• [What to do]:
Restate the data exactly as given and keep the pictures out.

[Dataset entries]
• • •

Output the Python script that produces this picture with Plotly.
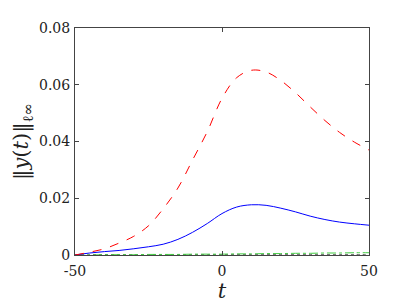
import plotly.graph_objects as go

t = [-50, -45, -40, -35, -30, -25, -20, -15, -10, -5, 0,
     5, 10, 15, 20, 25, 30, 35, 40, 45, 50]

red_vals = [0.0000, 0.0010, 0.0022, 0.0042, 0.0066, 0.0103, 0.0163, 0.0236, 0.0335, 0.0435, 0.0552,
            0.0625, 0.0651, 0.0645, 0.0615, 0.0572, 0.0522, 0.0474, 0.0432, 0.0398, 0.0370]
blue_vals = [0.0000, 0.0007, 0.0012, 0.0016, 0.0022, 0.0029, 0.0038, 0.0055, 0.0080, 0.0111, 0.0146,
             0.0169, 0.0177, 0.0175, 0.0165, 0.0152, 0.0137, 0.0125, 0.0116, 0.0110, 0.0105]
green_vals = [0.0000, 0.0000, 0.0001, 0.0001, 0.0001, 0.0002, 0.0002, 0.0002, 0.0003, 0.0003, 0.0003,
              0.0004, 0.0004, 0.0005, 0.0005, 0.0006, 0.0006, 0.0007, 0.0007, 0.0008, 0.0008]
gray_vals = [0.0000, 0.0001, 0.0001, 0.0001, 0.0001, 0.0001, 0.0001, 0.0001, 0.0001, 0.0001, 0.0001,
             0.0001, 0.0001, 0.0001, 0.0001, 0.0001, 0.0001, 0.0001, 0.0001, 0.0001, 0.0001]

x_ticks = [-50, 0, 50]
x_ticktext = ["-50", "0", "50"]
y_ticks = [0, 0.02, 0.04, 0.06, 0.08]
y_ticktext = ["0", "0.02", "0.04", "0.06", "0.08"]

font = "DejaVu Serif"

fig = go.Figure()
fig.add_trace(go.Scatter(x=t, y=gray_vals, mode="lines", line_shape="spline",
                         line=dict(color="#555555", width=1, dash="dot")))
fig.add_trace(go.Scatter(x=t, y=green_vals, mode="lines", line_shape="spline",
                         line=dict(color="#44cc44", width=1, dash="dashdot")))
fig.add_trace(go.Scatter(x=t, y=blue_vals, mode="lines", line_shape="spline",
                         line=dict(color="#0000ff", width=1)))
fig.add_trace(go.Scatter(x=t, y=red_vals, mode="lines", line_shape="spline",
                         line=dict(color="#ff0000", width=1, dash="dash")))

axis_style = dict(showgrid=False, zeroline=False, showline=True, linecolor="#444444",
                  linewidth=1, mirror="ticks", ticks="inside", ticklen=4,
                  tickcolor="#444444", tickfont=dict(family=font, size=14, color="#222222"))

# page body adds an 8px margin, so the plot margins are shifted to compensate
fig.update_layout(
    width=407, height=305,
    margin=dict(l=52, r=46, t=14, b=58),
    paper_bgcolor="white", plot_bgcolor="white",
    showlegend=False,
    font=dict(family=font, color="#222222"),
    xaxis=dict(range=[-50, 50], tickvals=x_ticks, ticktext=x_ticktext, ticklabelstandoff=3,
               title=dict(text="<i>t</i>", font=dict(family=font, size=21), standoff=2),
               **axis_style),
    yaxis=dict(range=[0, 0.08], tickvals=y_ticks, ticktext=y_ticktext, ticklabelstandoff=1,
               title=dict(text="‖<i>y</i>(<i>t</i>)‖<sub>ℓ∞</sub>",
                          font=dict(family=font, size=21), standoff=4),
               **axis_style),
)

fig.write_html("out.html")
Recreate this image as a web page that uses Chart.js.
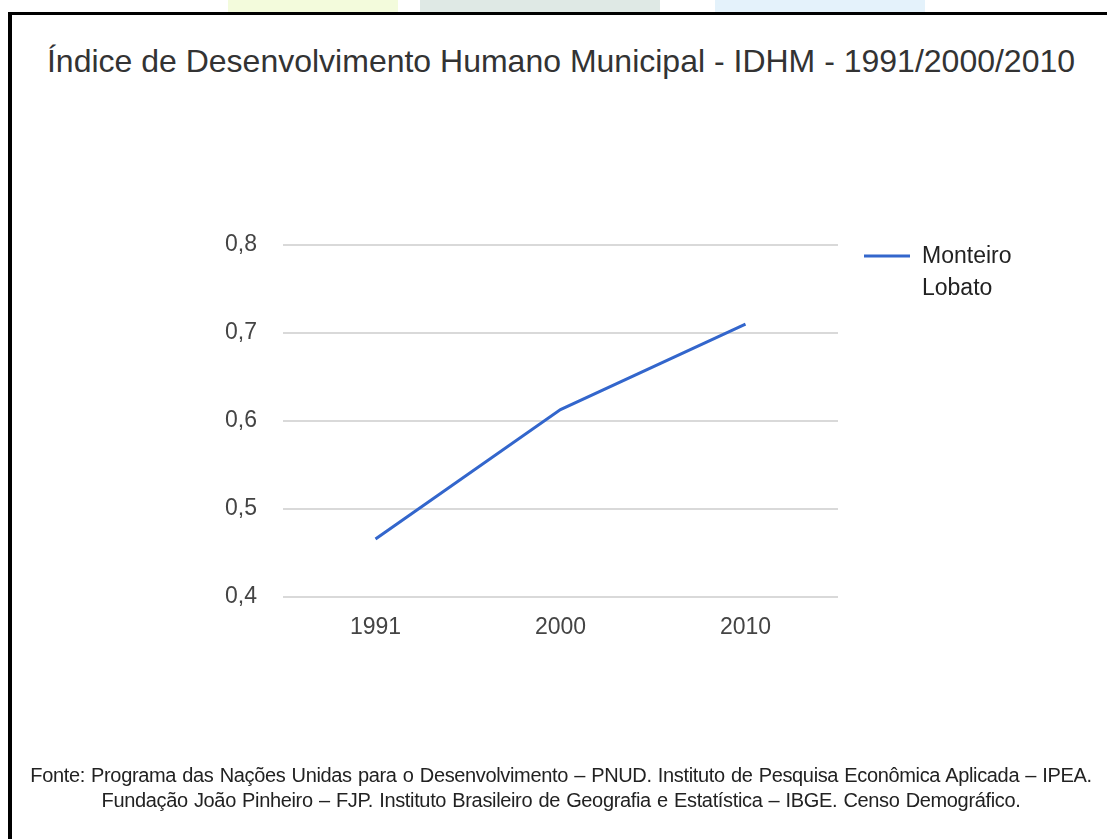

• • •

• [Expected output]:
Output the Python script that produces this picture with Plotly.
import plotly.graph_objects as go

t = [-50, -45, -40, -35, -30, -25, -20, -15, -10, -5, 0,
     5, 10, 15, 20, 25, 30, 35, 40, 45, 50]

red_vals = [0.0000, 0.0010, 0.0022, 0.0042, 0.0066, 0.0103, 0.0163, 0.0236, 0.0335, 0.0435, 0.0552,
            0.0625, 0.0651, 0.0645, 0.0615, 0.0572, 0.0522, 0.0474, 0.0432, 0.0398, 0.0370]
blue_vals = [0.0000, 0.0007, 0.0012, 0.0016, 0.0022, 0.0029, 0.0038, 0.0055, 0.0080, 0.0111, 0.0146,
             0.0169, 0.0177, 0.0175, 0.0165, 0.0152, 0.0137, 0.0125, 0.0116, 0.0110, 0.0105]
green_vals = [0.0000, 0.0000, 0.0001, 0.0001, 0.0001, 0.0002, 0.0002, 0.0002, 0.0003, 0.0003, 0.0003,
              0.0004, 0.0004, 0.0005, 0.0005, 0.0006, 0.0006, 0.0007, 0.0007, 0.0008, 0.0008]
gray_vals = [0.0000, 0.0001, 0.0001, 0.0001, 0.0001, 0.0001, 0.0001, 0.0001, 0.0001, 0.0001, 0.0001,
             0.0001, 0.0001, 0.0001, 0.0001, 0.0001, 0.0001, 0.0001, 0.0001, 0.0001, 0.0001]

x_ticks = [-50, 0, 50]
x_ticktext = ["-50", "0", "50"]
y_ticks = [0, 0.02, 0.04, 0.06, 0.08]
y_ticktext = ["0", "0.02", "0.04", "0.06", "0.08"]

font = "DejaVu Serif"

fig = go.Figure()
fig.add_trace(go.Scatter(x=t, y=gray_vals, mode="lines", line_shape="spline",
                         line=dict(color="#555555", width=1, dash="dot")))
fig.add_trace(go.Scatter(x=t, y=green_vals, mode="lines", line_shape="spline",
                         line=dict(color="#44cc44", width=1, dash="dashdot")))
fig.add_trace(go.Scatter(x=t, y=blue_vals, mode="lines", line_shape="spline",
                         line=dict(color="#0000ff", width=1)))
fig.add_trace(go.Scatter(x=t, y=red_vals, mode="lines", line_shape="spline",
                         line=dict(color="#ff0000", width=1, dash="dash")))

axis_style = dict(showgrid=False, zeroline=False, showline=True, linecolor="#444444",
                  linewidth=1, mirror="ticks", ticks="inside", ticklen=4,
                  tickcolor="#444444", tickfont=dict(family=font, size=14, color="#222222"))

# page body adds an 8px margin, so the plot margins are shifted to compensate
fig.update_layout(
    width=407, height=305,
    margin=dict(l=52, r=46, t=14, b=58),
    paper_bgcolor="white", plot_bgcolor="white",
    showlegend=False,
    font=dict(family=font, color="#222222"),
    xaxis=dict(range=[-50, 50], tickvals=x_ticks, ticktext=x_ticktext, ticklabelstandoff=3,
               title=dict(text="<i>t</i>", font=dict(family=font, size=21), standoff=2),
               **axis_style),
    yaxis=dict(range=[0, 0.08], tickvals=y_ticks, ticktext=y_ticktext, ticklabelstandoff=1,
               title=dict(text="‖<i>y</i>(<i>t</i>)‖<sub>ℓ∞</sub>",
                          font=dict(family=font, size=21), standoff=4),
               **axis_style),
)

fig.write_html("out.html")
Recreate this image as a web page that uses Chart.js.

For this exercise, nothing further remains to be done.